I have a few questions about a guy I work with. Ok first off, I am 25 and he will be 21 this month. I am looking for a life partner and I have been debating whether or not he is capable of that kind of commitment. I know he is still young so he may still want to play. This is all assuming that he is gay.

Ok, the second issue is that from the first time we saw each other there was this intense connection between us. When he first saw me as we were working together, he gave me this long intense gaze going past socially appropriate , which he still does occassionally. From then on as we spoke more he would always touch as I am seated at my desk and he is walking past me. He sometimes touches me on my ear, on my neck, or my side alittle above my waist. On Fridays he would ask me what I am doing over the weekend. I never really have much to do but he has a very active life. I started to feel like he was attracted to me but he never would invite me anywhere. So I thought he was only interested in an office romance. Eventually he asked me for my number to play this game on our phone and later that day he had invited me somewhere (to hang out with him over a girl's house he liked..strange). Also, next week me and him are hanging out for the first time going to a bar. I sorta don't know why I suggested to him we hang out because of this girl being in the picture.

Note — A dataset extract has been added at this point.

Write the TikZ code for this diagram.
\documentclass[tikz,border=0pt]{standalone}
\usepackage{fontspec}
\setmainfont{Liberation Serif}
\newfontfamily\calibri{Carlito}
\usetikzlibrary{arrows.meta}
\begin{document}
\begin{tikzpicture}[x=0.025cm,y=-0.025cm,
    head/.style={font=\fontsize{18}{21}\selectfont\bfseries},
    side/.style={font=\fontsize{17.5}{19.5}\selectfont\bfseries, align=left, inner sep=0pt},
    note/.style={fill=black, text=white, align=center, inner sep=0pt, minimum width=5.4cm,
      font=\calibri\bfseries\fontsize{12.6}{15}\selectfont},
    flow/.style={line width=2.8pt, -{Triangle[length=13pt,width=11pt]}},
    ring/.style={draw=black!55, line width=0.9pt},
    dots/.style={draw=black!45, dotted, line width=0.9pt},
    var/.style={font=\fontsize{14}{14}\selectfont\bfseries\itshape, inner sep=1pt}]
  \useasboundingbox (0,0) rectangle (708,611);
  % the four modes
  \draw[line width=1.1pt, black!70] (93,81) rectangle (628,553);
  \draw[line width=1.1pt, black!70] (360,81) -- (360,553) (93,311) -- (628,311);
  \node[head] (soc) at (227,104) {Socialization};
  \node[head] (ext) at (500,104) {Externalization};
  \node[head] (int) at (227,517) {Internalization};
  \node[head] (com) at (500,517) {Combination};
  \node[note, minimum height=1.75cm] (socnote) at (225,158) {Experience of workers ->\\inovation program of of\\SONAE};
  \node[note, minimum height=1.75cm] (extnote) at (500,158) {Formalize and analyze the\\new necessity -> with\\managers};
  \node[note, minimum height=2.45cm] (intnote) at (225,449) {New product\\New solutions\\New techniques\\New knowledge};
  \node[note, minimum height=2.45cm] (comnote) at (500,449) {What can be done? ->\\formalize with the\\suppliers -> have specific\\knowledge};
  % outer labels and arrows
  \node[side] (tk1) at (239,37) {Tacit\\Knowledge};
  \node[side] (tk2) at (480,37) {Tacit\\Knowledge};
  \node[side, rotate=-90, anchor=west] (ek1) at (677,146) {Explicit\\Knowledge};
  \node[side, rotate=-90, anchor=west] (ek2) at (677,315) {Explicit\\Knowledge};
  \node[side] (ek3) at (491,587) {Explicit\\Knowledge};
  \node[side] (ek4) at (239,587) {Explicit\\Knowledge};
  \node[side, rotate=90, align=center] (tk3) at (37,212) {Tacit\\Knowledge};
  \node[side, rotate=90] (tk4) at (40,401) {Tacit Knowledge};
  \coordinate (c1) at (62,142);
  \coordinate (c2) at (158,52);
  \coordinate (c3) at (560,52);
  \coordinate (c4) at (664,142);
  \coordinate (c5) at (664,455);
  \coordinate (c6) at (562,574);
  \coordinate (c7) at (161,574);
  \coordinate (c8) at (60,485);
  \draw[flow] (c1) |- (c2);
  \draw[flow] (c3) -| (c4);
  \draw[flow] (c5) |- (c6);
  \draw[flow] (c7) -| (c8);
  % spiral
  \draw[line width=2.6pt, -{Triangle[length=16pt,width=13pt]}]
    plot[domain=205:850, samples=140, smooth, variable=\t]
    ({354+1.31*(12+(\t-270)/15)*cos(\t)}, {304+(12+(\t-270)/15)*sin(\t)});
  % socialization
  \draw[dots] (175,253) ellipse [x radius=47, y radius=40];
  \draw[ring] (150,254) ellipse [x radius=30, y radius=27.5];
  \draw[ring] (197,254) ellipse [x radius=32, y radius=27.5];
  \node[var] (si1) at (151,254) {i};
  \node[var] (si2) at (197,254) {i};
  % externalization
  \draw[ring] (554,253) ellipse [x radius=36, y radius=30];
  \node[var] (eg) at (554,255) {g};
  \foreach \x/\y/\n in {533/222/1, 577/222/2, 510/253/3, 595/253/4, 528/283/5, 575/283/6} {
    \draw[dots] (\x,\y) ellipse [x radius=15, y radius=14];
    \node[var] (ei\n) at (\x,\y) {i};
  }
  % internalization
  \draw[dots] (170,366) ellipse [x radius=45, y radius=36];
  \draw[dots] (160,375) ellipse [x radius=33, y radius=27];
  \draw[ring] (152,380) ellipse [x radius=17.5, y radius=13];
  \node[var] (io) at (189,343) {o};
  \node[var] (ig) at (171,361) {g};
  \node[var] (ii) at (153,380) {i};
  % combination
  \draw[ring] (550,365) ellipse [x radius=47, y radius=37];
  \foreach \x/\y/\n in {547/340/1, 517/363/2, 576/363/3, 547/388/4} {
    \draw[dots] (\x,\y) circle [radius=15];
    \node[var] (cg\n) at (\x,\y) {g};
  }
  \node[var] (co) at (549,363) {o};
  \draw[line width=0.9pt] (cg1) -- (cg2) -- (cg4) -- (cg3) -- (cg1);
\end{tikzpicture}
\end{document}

So my questions are first is he capable of long-term commitment, do you think he's gay, and should I still receive his flirting advances even though he is supposed to be liking this girl?

Answer
Dear Quentin:

It's difficult for me to evaluate your current situation given that the guy who has been rather flirty has disclosed being interested in a woman.  That could be cover, he could be straight, or he could be bisexual.  Since he has not specifically come out or expressed a sexual/relationship interest in you there is no way to tell whether he is gay let alone whether a long-term commitment is possible.  He could just be a touchy guy OR he might be flirting.

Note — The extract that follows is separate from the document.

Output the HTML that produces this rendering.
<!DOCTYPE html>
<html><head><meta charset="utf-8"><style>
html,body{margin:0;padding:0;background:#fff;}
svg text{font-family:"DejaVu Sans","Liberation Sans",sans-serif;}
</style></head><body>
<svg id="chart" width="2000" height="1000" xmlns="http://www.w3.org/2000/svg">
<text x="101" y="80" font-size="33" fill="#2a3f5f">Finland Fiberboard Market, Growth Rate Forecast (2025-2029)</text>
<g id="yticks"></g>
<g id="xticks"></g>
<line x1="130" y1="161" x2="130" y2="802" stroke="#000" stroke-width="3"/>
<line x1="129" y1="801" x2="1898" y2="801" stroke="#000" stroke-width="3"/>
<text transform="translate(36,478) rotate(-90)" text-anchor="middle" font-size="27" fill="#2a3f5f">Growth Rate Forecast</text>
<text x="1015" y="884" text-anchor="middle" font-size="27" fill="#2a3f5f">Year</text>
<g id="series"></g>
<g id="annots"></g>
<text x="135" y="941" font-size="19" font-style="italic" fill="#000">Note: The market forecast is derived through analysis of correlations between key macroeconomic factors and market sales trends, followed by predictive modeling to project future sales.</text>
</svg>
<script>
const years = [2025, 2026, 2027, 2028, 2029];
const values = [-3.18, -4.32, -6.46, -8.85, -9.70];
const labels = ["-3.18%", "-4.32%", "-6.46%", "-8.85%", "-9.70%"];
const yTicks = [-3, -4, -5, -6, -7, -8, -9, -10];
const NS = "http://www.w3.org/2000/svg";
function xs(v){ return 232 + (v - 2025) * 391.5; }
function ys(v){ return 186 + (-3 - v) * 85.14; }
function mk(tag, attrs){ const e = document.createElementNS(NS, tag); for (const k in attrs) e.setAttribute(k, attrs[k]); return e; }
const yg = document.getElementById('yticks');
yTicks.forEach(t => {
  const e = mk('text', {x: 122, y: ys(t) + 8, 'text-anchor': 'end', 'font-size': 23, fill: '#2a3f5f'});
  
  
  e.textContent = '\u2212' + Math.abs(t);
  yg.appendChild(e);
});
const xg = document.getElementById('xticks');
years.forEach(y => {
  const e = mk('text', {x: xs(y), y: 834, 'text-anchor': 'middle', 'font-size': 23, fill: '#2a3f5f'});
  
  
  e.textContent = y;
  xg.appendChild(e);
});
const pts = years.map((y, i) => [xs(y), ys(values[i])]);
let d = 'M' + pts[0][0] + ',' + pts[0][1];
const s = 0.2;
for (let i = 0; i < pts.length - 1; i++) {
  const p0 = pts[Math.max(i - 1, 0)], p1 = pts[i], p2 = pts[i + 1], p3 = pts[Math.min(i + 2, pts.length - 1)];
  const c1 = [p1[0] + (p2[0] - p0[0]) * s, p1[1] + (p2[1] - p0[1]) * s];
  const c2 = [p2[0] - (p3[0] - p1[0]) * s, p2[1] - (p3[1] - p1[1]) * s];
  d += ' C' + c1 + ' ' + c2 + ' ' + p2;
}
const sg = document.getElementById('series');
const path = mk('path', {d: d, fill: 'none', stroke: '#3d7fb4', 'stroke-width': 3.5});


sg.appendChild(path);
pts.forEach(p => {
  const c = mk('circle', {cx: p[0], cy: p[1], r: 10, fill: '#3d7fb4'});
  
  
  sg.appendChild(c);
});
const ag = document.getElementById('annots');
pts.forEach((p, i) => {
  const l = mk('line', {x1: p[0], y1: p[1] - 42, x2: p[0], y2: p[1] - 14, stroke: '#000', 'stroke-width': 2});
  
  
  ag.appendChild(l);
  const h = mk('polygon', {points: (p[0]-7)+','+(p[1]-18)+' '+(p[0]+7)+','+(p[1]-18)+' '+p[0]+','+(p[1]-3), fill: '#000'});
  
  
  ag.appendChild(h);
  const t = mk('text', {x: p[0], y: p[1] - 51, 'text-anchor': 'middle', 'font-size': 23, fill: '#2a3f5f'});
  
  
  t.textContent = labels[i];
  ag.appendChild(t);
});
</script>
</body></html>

For what it's worth the bigger downside in my mind is that it is a workplace relationship.  Those are ALWAYS a bad idea because if things take a turn for the worst someone is going to lose their job.  Also, there is always the potential for either being outed at work or worse, a sexual harassment complaint.  Due to the work-related complications and the disclosure of a girlfriend, I would recommend against a sexual relationship.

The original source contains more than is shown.